*Required work*.
Every line below that mentions the word "document" should be copied out.

-- begin --

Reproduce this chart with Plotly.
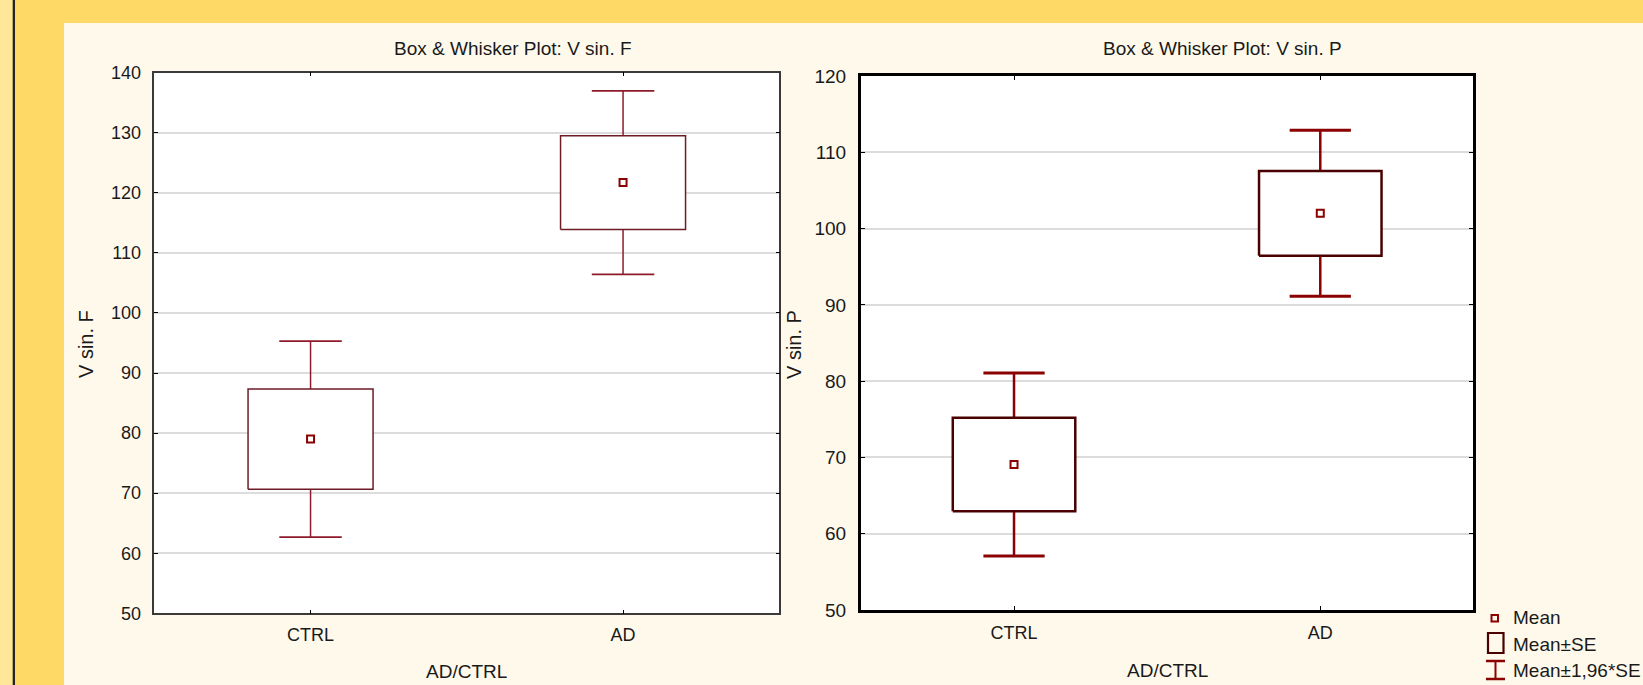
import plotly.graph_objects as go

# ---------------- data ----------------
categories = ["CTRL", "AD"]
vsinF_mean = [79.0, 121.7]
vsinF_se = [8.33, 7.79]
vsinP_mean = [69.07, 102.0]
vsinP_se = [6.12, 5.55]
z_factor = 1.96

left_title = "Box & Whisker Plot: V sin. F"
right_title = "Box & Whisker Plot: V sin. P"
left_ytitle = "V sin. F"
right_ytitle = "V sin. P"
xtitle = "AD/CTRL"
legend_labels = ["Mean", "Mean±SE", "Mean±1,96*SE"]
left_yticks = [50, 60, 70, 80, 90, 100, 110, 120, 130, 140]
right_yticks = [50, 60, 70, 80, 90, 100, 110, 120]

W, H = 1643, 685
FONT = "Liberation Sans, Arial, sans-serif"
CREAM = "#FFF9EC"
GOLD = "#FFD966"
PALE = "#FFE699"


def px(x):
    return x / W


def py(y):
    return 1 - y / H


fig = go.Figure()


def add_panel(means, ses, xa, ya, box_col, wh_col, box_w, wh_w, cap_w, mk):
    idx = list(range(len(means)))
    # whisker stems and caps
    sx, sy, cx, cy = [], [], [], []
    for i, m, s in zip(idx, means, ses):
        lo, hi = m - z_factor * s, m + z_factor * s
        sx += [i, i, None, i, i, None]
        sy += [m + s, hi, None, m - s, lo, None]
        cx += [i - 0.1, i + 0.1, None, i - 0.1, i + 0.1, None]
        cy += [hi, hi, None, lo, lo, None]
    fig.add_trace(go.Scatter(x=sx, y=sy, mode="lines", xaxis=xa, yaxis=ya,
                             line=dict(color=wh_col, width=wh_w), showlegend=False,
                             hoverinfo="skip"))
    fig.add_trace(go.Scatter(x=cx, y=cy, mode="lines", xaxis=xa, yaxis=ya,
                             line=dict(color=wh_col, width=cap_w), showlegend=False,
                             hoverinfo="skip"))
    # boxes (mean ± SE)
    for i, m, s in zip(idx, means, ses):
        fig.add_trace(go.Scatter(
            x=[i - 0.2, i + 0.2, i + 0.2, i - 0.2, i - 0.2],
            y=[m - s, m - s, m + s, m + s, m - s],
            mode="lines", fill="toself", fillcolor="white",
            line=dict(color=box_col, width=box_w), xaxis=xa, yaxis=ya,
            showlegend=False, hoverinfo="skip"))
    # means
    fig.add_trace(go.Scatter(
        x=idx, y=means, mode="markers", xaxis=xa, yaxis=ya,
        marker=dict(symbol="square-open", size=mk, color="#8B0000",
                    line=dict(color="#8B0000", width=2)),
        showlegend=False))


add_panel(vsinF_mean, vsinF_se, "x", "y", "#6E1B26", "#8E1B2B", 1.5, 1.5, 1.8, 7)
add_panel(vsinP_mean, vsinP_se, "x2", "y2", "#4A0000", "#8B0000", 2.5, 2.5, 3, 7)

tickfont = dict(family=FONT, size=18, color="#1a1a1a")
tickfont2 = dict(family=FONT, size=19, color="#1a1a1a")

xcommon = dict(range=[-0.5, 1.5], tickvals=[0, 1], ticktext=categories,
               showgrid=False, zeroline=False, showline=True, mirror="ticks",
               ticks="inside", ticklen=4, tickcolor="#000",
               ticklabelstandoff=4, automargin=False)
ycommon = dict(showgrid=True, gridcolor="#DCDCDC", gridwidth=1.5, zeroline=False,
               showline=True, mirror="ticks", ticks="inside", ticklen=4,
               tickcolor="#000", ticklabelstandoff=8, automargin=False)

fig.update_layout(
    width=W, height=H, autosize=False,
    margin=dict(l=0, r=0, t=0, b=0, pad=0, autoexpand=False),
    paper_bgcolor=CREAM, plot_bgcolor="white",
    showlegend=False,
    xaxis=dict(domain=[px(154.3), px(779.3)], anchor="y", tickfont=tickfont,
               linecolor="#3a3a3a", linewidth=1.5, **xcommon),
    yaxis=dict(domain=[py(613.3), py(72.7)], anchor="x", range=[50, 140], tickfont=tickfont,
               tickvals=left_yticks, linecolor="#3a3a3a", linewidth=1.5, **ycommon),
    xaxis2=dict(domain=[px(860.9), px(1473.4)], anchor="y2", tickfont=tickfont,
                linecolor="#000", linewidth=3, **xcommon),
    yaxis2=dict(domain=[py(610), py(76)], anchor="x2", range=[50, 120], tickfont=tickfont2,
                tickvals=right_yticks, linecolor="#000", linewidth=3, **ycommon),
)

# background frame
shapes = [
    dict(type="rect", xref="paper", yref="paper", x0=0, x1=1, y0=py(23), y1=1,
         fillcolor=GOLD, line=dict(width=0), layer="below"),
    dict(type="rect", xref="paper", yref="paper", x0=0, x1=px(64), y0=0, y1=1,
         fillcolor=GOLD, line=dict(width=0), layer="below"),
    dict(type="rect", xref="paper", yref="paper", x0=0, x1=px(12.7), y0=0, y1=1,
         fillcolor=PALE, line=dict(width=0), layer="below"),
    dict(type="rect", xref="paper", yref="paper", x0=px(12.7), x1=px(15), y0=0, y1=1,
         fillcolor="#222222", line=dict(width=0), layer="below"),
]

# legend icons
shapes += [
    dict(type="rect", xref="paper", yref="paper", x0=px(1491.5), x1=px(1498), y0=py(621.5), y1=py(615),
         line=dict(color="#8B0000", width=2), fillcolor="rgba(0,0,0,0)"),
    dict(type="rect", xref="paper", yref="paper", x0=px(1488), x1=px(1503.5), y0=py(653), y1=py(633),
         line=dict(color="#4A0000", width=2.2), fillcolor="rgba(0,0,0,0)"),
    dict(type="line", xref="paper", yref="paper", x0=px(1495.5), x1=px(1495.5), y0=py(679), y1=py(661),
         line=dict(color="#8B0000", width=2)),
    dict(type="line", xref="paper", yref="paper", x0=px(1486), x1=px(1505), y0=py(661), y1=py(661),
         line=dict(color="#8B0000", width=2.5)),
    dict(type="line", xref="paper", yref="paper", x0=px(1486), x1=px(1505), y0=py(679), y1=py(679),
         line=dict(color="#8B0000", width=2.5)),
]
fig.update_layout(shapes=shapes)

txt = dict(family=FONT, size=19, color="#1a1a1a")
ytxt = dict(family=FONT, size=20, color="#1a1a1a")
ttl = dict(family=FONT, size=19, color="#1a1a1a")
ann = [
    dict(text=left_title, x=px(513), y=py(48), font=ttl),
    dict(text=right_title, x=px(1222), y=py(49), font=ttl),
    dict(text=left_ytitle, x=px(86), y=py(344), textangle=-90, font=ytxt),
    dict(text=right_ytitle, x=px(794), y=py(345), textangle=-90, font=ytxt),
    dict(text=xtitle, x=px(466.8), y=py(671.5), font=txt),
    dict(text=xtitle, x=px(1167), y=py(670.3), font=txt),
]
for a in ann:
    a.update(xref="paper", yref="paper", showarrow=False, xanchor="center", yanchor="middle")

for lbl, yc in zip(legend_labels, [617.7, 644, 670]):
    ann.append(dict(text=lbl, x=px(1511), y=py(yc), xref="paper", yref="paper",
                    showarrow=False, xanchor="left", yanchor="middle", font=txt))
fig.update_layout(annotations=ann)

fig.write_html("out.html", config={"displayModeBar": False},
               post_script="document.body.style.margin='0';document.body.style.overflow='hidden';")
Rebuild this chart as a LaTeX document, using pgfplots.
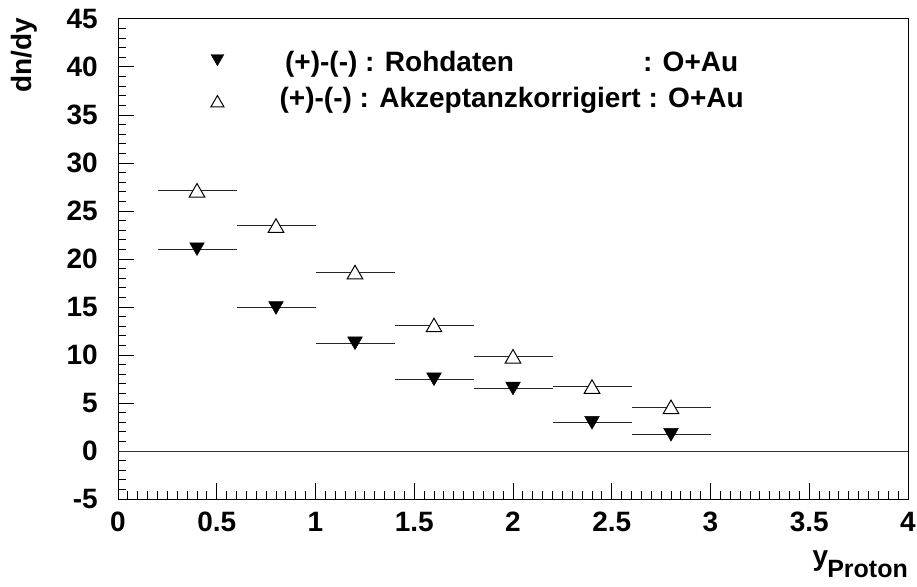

-- end --

*The reply*.
               post_script="document.body.style.margin='0';document.body.style.overflow='hidden';")
Rebuild this chart as a LaTeX document, using pgfplots.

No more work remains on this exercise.